Well, I've finally finished the second installment of Math and Music, and I scheduled a talk on this for Saturday May 16th. There are power-point style slides from the first Math and Music here.
The first Math and Music talk focused on the development of a musical scale. This next talk will branch out a little and explore the "beats" that musicians often use in tuning and how these can be used to calculate the actual frequency of a note.
We'll also look at the Wave Equation - an important piece of mathematics that arises from attempts to understand the behavior of a vibrating string but which turns out to be useful in a wide variety of applications (including the invisibility equations!)

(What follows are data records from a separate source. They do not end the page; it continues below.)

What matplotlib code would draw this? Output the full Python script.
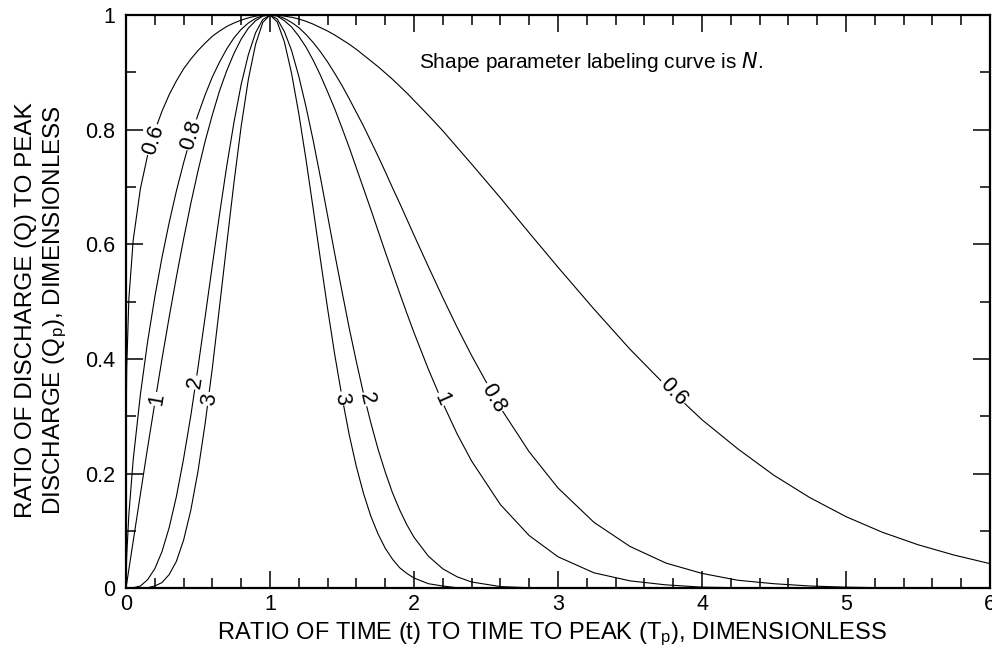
import matplotlib
matplotlib.use("Agg")
import matplotlib.pyplot as plt
from matplotlib.ticker import MultipleLocator

plt.rcParams['font.family'] = ['Liberation Sans', 'DejaVu Sans']
plt.rcParams['mathtext.default'] = 'regular'

# ratio of time to time to peak (t/Tp)
t_ratio = [0, 0.001, 0.005, 0.02, 0.05, 0.1, 0.15, 0.2, 0.25, 0.3, 0.35, 0.4, 0.45,
           0.5, 0.55, 0.6, 0.65, 0.7, 0.75, 0.8, 0.85, 0.9, 0.95, 1.0, 1.05, 1.1,
           1.15, 1.2, 1.25, 1.3, 1.35, 1.4, 1.45, 1.5, 1.55, 1.6, 1.65, 1.7, 1.75,
           1.8, 1.85, 1.9, 1.95, 2.0, 2.1, 2.2, 2.3, 2.4, 2.6, 2.8,
           3.0, 3.25, 3.5, 3.75, 4.0, 4.25, 4.5, 4.75, 5.0, 5.25, 5.5, 5.75, 6.0]

# ratio of discharge to peak discharge (Q/Qp), one list per shape parameter N
q_n06 = [0, 0.278, 0.383, 0.505, 0.607, 0.697, 0.755, 0.798, 0.832, 0.861, 0.885, 0.906, 0.923,
         0.938, 0.951, 0.963, 0.972, 0.980, 0.986, 0.991, 0.995, 0.998, 1.0, 1.0, 1.0, 0.998,
         0.996, 0.993, 0.989, 0.984, 0.978, 0.972, 0.965, 0.957, 0.949, 0.940, 0.930, 0.920, 0.910,
         0.899, 0.888, 0.876, 0.864, 0.851, 0.825, 0.798, 0.769, 0.740, 0.681, 0.620,
         0.560, 0.487, 0.417, 0.353, 0.294, 0.243, 0.197, 0.158, 0.125, 0.098, 0.076, 0.058, 0.043]
q_n08 = [0, 0.021, 0.056, 0.129, 0.224, 0.338, 0.430, 0.508, 0.577, 0.638, 0.693, 0.742, 0.787,
         0.826, 0.861, 0.892, 0.918, 0.941, 0.960, 0.975, 0.986, 0.994, 0.999, 1.0, 0.999, 0.994,
         0.987, 0.978, 0.966, 0.952, 0.936, 0.918, 0.898, 0.877, 0.854, 0.830, 0.806, 0.780, 0.754,
         0.727, 0.699, 0.672, 0.644, 0.616, 0.561, 0.507, 0.455, 0.406, 0.315, 0.238,
         0.175, 0.115, 0.073, 0.044, 0.026, 0.014, 0.008, 0.004, 0.002, 0.001, 0, 0, 0]
q_n1 = [0, 0.002, 0.008, 0.033, 0.082, 0.164, 0.245, 0.323, 0.400, 0.473, 0.543, 0.609, 0.671,
        0.728, 0.780, 0.826, 0.868, 0.903, 0.933, 0.958, 0.977, 0.990, 0.998, 1.0, 0.998, 0.990,
        0.979, 0.963, 0.944, 0.921, 0.895, 0.866, 0.836, 0.803, 0.769, 0.733, 0.697, 0.661, 0.624,
        0.587, 0.551, 0.515, 0.480, 0.446, 0.382, 0.323, 0.269, 0.222, 0.146, 0.092,
        0.055, 0.027, 0.013, 0.006, 0.002, 0.001, 0, 0, 0, 0, 0, 0, 0]
q_n2 = [0, 0, 0, 0, 0.001, 0.004, 0.015, 0.034, 0.064, 0.106, 0.160, 0.226, 0.301,
        0.385, 0.474, 0.564, 0.653, 0.737, 0.813, 0.879, 0.931, 0.969, 0.992, 1.0, 0.993, 0.971,
        0.938, 0.893, 0.840, 0.781, 0.717, 0.650, 0.583, 0.518, 0.454, 0.395, 0.339, 0.289, 0.243,
        0.203, 0.167, 0.137, 0.111, 0.089, 0.056, 0.034, 0.020, 0.011, 0.003, 0.001,
        0, 0, 0, 0, 0, 0, 0, 0, 0, 0, 0, 0, 0]
q_n3 = [0, 0, 0, 0, 0, 0, 0.001, 0.004, 0.010, 0.024, 0.047, 0.084, 0.136,
        0.204, 0.288, 0.385, 0.492, 0.601, 0.708, 0.806, 0.888, 0.949, 0.987, 1.0, 0.988, 0.953,
        0.898, 0.828, 0.748, 0.662, 0.574, 0.488, 0.407, 0.334, 0.268, 0.212, 0.165, 0.126, 0.095,
        0.070, 0.051, 0.036, 0.026, 0.018, 0.008, 0.004, 0.001, 0.001, 0, 0,
        0, 0, 0, 0, 0, 0, 0, 0, 0, 0, 0, 0, 0]

curves = [q_n06, q_n08, q_n1, q_n2, q_n3]

# inline curve labels: text, x, y, rotation
curve_labels = [
    ("0.6", 0.19, 0.782, 72), ("0.8", 0.456, 0.791, 73),
    ("1", 0.213, 0.33, 80), ("2", 0.479, 0.359, 81), ("3", 0.583, 0.33, 82),
    ("3", 1.497, 0.331, -80), ("2", 1.67, 0.33, -77), ("1", 2.19, 0.33, -66),
    ("0.8", 2.55, 0.332, -60), ("0.6", 3.80, 0.343, -46),
]

fig = plt.figure(figsize=(9.92, 6.51), dpi=100)
ax = fig.add_axes([0.127, 0.0963, 0.871, 0.8807])

for q in curves:
    ax.plot(t_ratio, q, color='black', lw=0.8)

for txt, x, y, rot in curve_labels:
    ax.text(x, y, txt, rotation=rot, rotation_mode='anchor', ha='center', va='center',
            fontsize=15.5, bbox=dict(facecolor='white', edgecolor='none', pad=0.8), zorder=3)

ax.text(3.23, 0.918, 'Shape parameter labeling curve is $\\it{N}$.', ha='center', va='center',
        fontsize=15)

ax.set_xlim(0, 6)
ax.set_ylim(0, 1)
ax.xaxis.set_major_locator(MultipleLocator(1))
ax.xaxis.set_minor_locator(MultipleLocator(0.2))
ax.yaxis.set_major_locator(MultipleLocator(0.2))
ax.yaxis.set_minor_locator(MultipleLocator(0.1))
ax.set_yticks([0, 0.2, 0.4, 0.6, 0.8, 1.0])
ax.set_yticklabels(['0', '0.2', '0.4', '0.6', '0.8', '1'])

ax.tick_params(which='both', direction='in', top=True, right=True, width=1.1)
ax.tick_params(which='major', length=12)
ax.tick_params(which='minor', length=7)
ax.tick_params(axis='x', which='major', labelsize=15.5, pad=4)
ax.tick_params(axis='y', which='major', labelsize=15.5, pad=8)
for s in ax.spines.values():
    s.set_linewidth(1.6)

ax.set_xlabel('RATIO OF TIME (t) TO TIME TO PEAK (T$_p$), DIMENSIONLESS', fontsize=17)
ax.set_ylabel('RATIO OF DISCHARGE (Q) TO PEAK\nDISCHARGE (Q$_p$), DIMENSIONLESS', fontsize=17.5,
              linespacing=1.25)
ax.xaxis.set_label_coords(0.493, -0.056)
ax.yaxis.set_label_coords(-0.066, 0.485)

fig.savefig('out.png', dpi=100)
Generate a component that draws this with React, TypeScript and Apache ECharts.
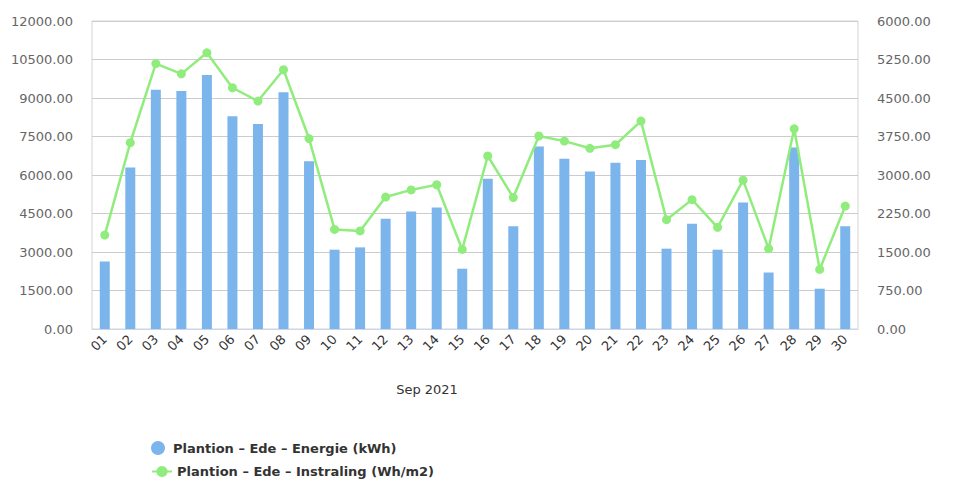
import React, { useEffect, useRef } from "react";
import * as echarts from "echarts";

const days = ["01","02","03","04","05","06","07","08","09","10","11","12","13","14","15","16","17","18","19","20","21","22","23","24","25","26","27","28","29","30"];
const energie = [2630, 6290, 9320, 9270, 9900, 8290, 7990, 9220, 6540, 3090, 3180, 4300, 4580, 4730, 2350, 5850, 4000, 7110, 6630, 6140, 6480, 6580, 3130, 4100, 3090, 4930, 2200, 7070, 1570, 4000];
const instraling = [1830, 3630, 5170, 4970, 5380, 4700, 4440, 5050, 3710, 1940, 1910, 2570, 2710, 2810, 1550, 3370, 2560, 3760, 3660, 3520, 3590, 4050, 2130, 2520, 1980, 2900, 1565, 3900, 1160, 2395];
const leftTicks = { min: 0, max: 12000, interval: 1500 };
const rightTicks = { min: 0, max: 6000, interval: 750 };
const nameEnergie = "Plantion – Ede – Energie (kWh)";
const nameInstraling = "Plantion – Ede – Instraling (Wh/m2)";
const axisTitle = "Sep 2021";

const FONT = "DejaVu Sans";

export default function App() {
  const ref = useRef<HTMLDivElement>(null);
  useEffect(() => {
    document.body.style.margin = "0";
    const chart = echarts.init(ref.current!, null, { renderer: "svg" });
    const legendText = { fontFamily: FONT, fontSize: 13, fontWeight: "bold", color: "#333333" };
    chart.setOption({
      animation: false,
      backgroundColor: "#ffffff",
      grid: { left: 92, right: 107, top: 21, bottom: 158, show: true, borderColor: "#d4d4d4", borderWidth: 1 },
      legend: [
        {
          left: 146,
          top: 436,
          itemWidth: 20,
          itemHeight: 14,
          textStyle: legendText,
          data: [{ name: nameEnergie, icon: "circle" }],
        },
        {
          left: 146,
          top: 460,
          itemWidth: 20,
          itemHeight: 14,
          textStyle: legendText,
          data: [{ name: nameInstraling }],
        },
      ],
      graphic: [
        {
          type: "text",
          x: 427,
          y: 389,
          style: { text: axisTitle, fontFamily: FONT, fontSize: 13, fill: "#333333", textAlign: "center", textVerticalAlign: "middle" },
        },
      ],
      xAxis: {
        type: "category",
        data: days,
        axisLine: { lineStyle: { color: "#ccd6eb" } },
        axisTick: { show: false },
        axisLabel: { rotate: 45, fontFamily: FONT, fontSize: 13, color: "#333333", margin: 8, interval: 0 },
      },
      yAxis: [
        {
          type: "value",
          ...leftTicks,
          axisLine: { show: false },
          axisTick: { show: false },
          splitLine: { lineStyle: { color: "#cccccc" } },
          axisLabel: { fontFamily: FONT, fontSize: 13, color: "#666666", margin: 19, formatter: (v: number) => v.toFixed(2) },
        },
        {
          type: "value",
          ...rightTicks,
          axisLine: { show: false },
          axisTick: { show: false },
          splitLine: { show: false },
          axisLabel: { fontFamily: FONT, fontSize: 13, color: "#666666", margin: 19, formatter: (v: number) => v.toFixed(2) },
        },
      ],
      series: [
        {
          name: nameEnergie,
          type: "bar",
          data: energie,
          yAxisIndex: 0,
          barWidth: 10,
          itemStyle: { color: "#7cb5ec" },
        },
        {
          name: nameInstraling,
          type: "line",
          data: instraling,
          yAxisIndex: 1,
          symbol: "circle",
          symbolSize: 9,
          lineStyle: { color: "#90ed7d", width: 2.5 },
          itemStyle: { color: "#90ed7d" },
        },
      ],
    });
    return () => chart.dispose();
  }, []);
  return <div ref={ref} style={{ width: 965, height: 487 }} />;
}
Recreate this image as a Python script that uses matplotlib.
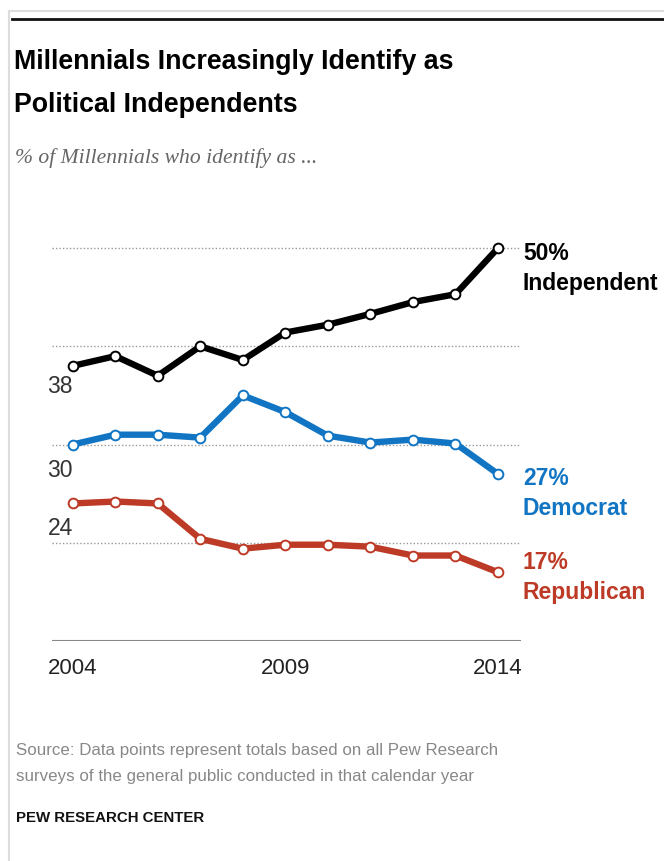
import matplotlib
matplotlib.use("Agg")
import matplotlib.pyplot as plt
from matplotlib.lines import Line2D

# share of Millennials by party identification, per year
years = [2004, 2005, 2006, 2007, 2008, 2009, 2010, 2011, 2012, 2013, 2014]
independent = [38, 39, 37, 40, 38.6, 41.4, 42.2, 43.3, 44.5, 45.3, 50]
democrat = [30, 31, 31, 30.7, 35, 33.3, 30.9, 30.2, 30.5, 30.1, 27]
republican = [24, 24.2, 24, 20.4, 19.4, 19.8, 19.8, 19.6, 18.7, 18.7, 17]

series_names = ["Independent", "Democrat", "Republican"]
series_colors = ["#000000", "#1175c4", "#bd3a26"]
xticks = [2004, 2009, 2014]
gridlines = [20, 30, 40, 50]

plt.rcParams['font.family'] = ['Liberation Sans', 'DejaVu Sans']

W, H = 664, 861
fig = plt.figure(figsize=(W / 100, H / 100), dpi=100)

def px(x, y):
    return x / W, 1 - y / H

# frame around the graphic
fig.add_artist(Line2D([9 / W, 9 / W], [0, 1 - 11 / H], color="#dddddd", lw=1.5))
fig.add_artist(Line2D([9 / W, 1], [1 - 11 / H, 1 - 11 / H], color="#dddddd", lw=1.5))
fig.add_artist(Line2D([12 / W, 1], [1 - 19 / H, 1 - 19 / H], color="#111111", lw=2))

fig.text(*px(14, 62), "Millennials Increasingly Identify as", fontsize=19.3,
         fontweight="bold", va="center", ha="left")
fig.text(*px(14, 105), "Political Independents", fontsize=19.3,
         fontweight="bold", va="center", ha="left")
fig.text(*px(15, 158), "% of Millennials who identify as ...", fontsize=15.6,
         style="italic", family="Liberation Serif", color="#666666",
         va="center", ha="left")

# plot area: 2004 at x=73px, 2014 at x=498px; 10 units per 98px
left, right = 52, 521
top, bottom = 230, 641
ax = fig.add_axes([left / W, 1 - bottom / H, (right - left) / W, (bottom - top) / H])
per_year = (498 - 72.7) / 10
ax.set_xlim(2004 - (72.7 - left) / per_year, 2014 + (right - 498) / per_year)
ax.set_ylim(10, 50 + (248 - top) / 9.8)

for g in gridlines:
    ax.axhline(g, color="#999999", lw=1, ls=(0, (1, 1.5)), zorder=1)
ax.axhline(10, color="#888888", lw=1.5, zorder=1)

for vals, name, col in zip([independent, democrat, republican], series_names, series_colors):
    ax.plot(years, vals, color=col, lw=4.6, zorder=3, solid_joinstyle="round",
            marker="o", markersize=7, markerfacecolor="white",
            markeredgecolor=col, markeredgewidth=1.4)

for s in ax.spines.values():
    s.set_visible(False)
ax.set_yticks([])
ax.set_xticks(xticks)
ax.set_xticklabels([str(t) for t in xticks], fontsize=16, color="#222222")
ax.tick_params(axis="x", length=0, pad=12)

# first-year values
starts = [(independent[0], -21), (democrat[0], -26), (republican[0], -25)]
for v, dy in starts:
    ax.annotate(f"{v:g}", xy=(years[0], v), xytext=(0, dy * 0.72),
                textcoords="offset points", ha="right", va="center",
                fontsize=16.5, color="#333333")

# end labels
ends = [(independent[-1], -5, -35), (democrat[-1], -5, -35), (republican[-1], 10, -20)]
for (v, dy1, dy2), name, col in zip(ends, series_names, series_colors):
    ax.annotate(f"{v:g}%", xy=(years[-1], v), xytext=(25 * 0.72, dy1 * 0.72),
                textcoords="offset points", ha="left", va="center",
                fontsize=16.5, fontweight="bold", color=col, annotation_clip=False)
    ax.annotate(name, xy=(years[-1], v), xytext=(25 * 0.72, dy2 * 0.72),
                textcoords="offset points", ha="left", va="center",
                fontsize=16.5, fontweight="bold", color=col, annotation_clip=False)

fig.text(*px(16, 750), "Source: Data points represent totals based on all Pew Research",
         fontsize=12.2, color="#888888", va="center", ha="left")
fig.text(*px(16, 776), "surveys of the general public conducted in that calendar year",
         fontsize=12.2, color="#888888", va="center", ha="left")
fig.text(*px(16, 818), "PEW RESEARCH CENTER", fontsize=10.8, fontweight="bold",
         color="#111111", va="center", ha="left")

fig.savefig("out.png", dpi=100)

We'll also talk about harmony and harmonics, although I never did figure out exactly why woodwind and stringed instruments produce harmonic tones...
Math and Music
While I was at Portland State years ago, one of the physics professors, Laird Brodie, gave me and another lucky gentleman a demonstration of how harmonics work on a vibrating string. He stretched a wire (which looked like a typical guitar or piano string) onto a 3-foot-long bridge, then attached electric connections to it. He then turned out the lights in the classroom, induced a current through the wire, and turned on an adjustable strobe light. As he increased the frequency of the strobe flashes, we could see standing waves appear on the charged wire, waves which would sometimes appear to stand still. When he would double, triple, or quadruple the frequency of the strobes, the visible peaks and valleys on the charged wire would also double or triple. He explained to us that the large visible waves were whole notes and the smaller waves were harmonics. I was then able to visually understand how harmonic notes become audible when one moves one's fingers along the harmonic intervals along the neck of the guitar (or any other stringed instrument).